┌──

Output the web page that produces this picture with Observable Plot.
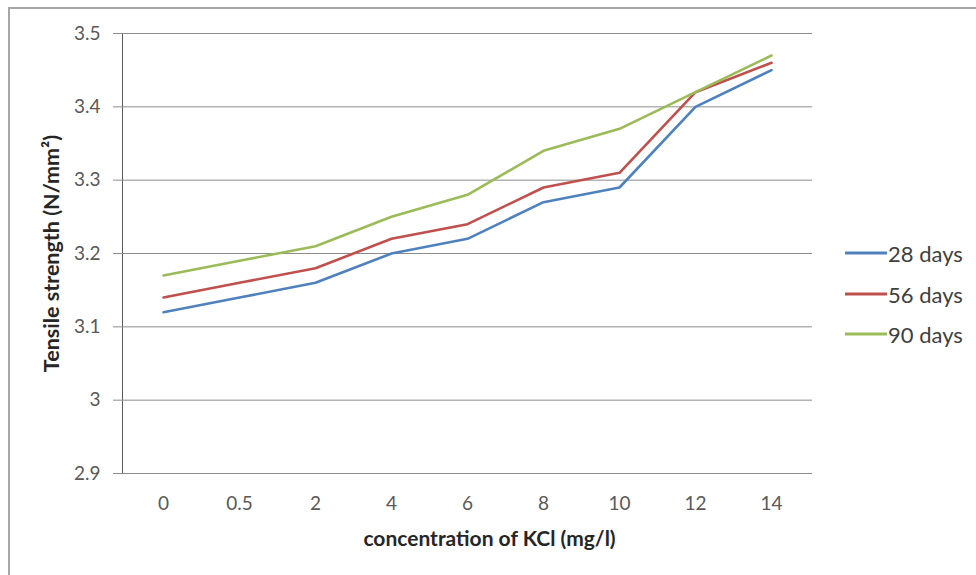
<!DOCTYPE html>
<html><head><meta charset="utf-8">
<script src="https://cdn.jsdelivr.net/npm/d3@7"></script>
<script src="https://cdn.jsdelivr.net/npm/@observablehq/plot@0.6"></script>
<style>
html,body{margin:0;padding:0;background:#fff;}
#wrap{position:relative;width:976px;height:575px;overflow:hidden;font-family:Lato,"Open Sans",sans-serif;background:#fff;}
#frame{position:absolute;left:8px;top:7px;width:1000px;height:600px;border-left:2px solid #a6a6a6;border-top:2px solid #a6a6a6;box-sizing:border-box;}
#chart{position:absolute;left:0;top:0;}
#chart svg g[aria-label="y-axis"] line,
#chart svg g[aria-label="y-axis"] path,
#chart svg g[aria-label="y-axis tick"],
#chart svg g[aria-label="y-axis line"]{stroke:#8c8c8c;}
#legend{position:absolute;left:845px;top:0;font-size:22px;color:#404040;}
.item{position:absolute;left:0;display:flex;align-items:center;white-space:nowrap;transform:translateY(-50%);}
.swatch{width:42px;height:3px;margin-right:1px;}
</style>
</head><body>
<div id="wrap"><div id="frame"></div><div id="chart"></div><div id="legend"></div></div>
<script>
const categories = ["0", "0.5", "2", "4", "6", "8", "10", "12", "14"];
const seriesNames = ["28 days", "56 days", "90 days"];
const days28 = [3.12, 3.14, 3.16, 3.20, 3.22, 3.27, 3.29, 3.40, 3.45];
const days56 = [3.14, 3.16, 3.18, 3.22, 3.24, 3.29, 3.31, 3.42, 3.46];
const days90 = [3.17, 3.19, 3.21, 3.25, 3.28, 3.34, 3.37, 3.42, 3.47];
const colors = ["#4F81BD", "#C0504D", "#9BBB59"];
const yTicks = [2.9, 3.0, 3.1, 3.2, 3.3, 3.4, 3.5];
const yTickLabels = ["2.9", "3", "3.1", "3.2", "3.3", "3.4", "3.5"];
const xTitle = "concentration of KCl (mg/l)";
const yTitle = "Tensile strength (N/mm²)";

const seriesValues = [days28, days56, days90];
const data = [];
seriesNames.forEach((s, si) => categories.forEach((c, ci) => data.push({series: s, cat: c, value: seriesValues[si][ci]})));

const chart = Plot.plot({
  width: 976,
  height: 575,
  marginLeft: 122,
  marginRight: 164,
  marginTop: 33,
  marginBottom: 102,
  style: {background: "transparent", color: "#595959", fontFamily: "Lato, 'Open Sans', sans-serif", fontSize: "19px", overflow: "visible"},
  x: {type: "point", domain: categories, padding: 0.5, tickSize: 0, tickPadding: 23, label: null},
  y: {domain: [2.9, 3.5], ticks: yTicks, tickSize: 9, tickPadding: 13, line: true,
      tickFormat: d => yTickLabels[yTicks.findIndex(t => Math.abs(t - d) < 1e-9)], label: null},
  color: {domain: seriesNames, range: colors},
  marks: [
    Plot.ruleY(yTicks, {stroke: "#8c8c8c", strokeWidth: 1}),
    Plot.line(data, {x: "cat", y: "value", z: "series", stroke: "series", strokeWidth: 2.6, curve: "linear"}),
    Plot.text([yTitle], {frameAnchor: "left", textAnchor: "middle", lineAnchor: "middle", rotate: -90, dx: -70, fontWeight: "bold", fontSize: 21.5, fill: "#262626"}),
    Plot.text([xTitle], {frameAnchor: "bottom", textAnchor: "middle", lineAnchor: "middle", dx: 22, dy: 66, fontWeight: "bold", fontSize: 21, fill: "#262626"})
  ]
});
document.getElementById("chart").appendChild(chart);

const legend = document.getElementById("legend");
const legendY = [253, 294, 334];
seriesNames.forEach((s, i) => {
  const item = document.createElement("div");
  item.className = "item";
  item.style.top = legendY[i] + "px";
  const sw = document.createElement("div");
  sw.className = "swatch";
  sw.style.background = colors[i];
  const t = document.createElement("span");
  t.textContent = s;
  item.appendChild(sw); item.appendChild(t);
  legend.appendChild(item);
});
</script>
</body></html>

└──

_Your goal_. Make an exact copy of the listing above. Do not include the pictures.

_Full response_.
Output the web page that produces this picture with Observable Plot.
<!DOCTYPE html>
<html><head><meta charset="utf-8">
<script src="https://cdn.jsdelivr.net/npm/d3@7"></script>
<script src="https://cdn.jsdelivr.net/npm/@observablehq/plot@0.6"></script>
<style>
html,body{margin:0;padding:0;background:#fff;}
#wrap{position:relative;width:976px;height:575px;overflow:hidden;font-family:Lato,"Open Sans",sans-serif;background:#fff;}
#frame{position:absolute;left:8px;top:7px;width:1000px;height:600px;border-left:2px solid #a6a6a6;border-top:2px solid #a6a6a6;box-sizing:border-box;}
#chart{position:absolute;left:0;top:0;}
#chart svg g[aria-label="y-axis"] line,
#chart svg g[aria-label="y-axis"] path,
#chart svg g[aria-label="y-axis tick"],
#chart svg g[aria-label="y-axis line"]{stroke:#8c8c8c;}
#legend{position:absolute;left:845px;top:0;font-size:22px;color:#404040;}
.item{position:absolute;left:0;display:flex;align-items:center;white-space:nowrap;transform:translateY(-50%);}
.swatch{width:42px;height:3px;margin-right:1px;}
</style>
</head><body>
<div id="wrap"><div id="frame"></div><div id="chart"></div><div id="legend"></div></div>
<script>
const categories = ["0", "0.5", "2", "4", "6", "8", "10", "12", "14"];
const seriesNames = ["28 days", "56 days", "90 days"];
const days28 = [3.12, 3.14, 3.16, 3.20, 3.22, 3.27, 3.29, 3.40, 3.45];
const days56 = [3.14, 3.16, 3.18, 3.22, 3.24, 3.29, 3.31, 3.42, 3.46];
const days90 = [3.17, 3.19, 3.21, 3.25, 3.28, 3.34, 3.37, 3.42, 3.47];
const colors = ["#4F81BD", "#C0504D", "#9BBB59"];
const yTicks = [2.9, 3.0, 3.1, 3.2, 3.3, 3.4, 3.5];
const yTickLabels = ["2.9", "3", "3.1", "3.2", "3.3", "3.4", "3.5"];
const xTitle = "concentration of KCl (mg/l)";
const yTitle = "Tensile strength (N/mm²)";

const seriesValues = [days28, days56, days90];
const data = [];
seriesNames.forEach((s, si) => categories.forEach((c, ci) => data.push({series: s, cat: c, value: seriesValues[si][ci]})));

const chart = Plot.plot({
  width: 976,
  height: 575,
  marginLeft: 122,
  marginRight: 164,
  marginTop: 33,
  marginBottom: 102,
  style: {background: "transparent", color: "#595959", fontFamily: "Lato, 'Open Sans', sans-serif", fontSize: "19px", overflow: "visible"},
  x: {type: "point", domain: categories, padding: 0.5, tickSize: 0, tickPadding: 23, label: null},
  y: {domain: [2.9, 3.5], ticks: yTicks, tickSize: 9, tickPadding: 13, line: true,
      tickFormat: d => yTickLabels[yTicks.findIndex(t => Math.abs(t - d) < 1e-9)], label: null},
  color: {domain: seriesNames, range: colors},
  marks: [
    Plot.ruleY(yTicks, {stroke: "#8c8c8c", strokeWidth: 1}),
    Plot.line(data, {x: "cat", y: "value", z: "series", stroke: "series", strokeWidth: 2.6, curve: "linear"}),
    Plot.text([yTitle], {frameAnchor: "left", textAnchor: "middle", lineAnchor: "middle", rotate: -90, dx: -70, fontWeight: "bold", fontSize: 21.5, fill: "#262626"}),
    Plot.text([xTitle], {frameAnchor: "bottom", textAnchor: "middle", lineAnchor: "middle", dx: 22, dy: 66, fontWeight: "bold", fontSize: 21, fill: "#262626"})
  ]
});
document.getElementById("chart").appendChild(chart);

const legend = document.getElementById("legend");
const legendY = [253, 294, 334];
seriesNames.forEach((s, i) => {
  const item = document.createElement("div");
  item.className = "item";
  item.style.top = legendY[i] + "px";
  const sw = document.createElement("div");
  sw.className = "swatch";
  sw.style.background = colors[i];
  const t = document.createElement("span");
  t.textContent = s;
  item.appendChild(sw); item.appendChild(t);
  legend.appendChild(item);
});
</script>
</body></html>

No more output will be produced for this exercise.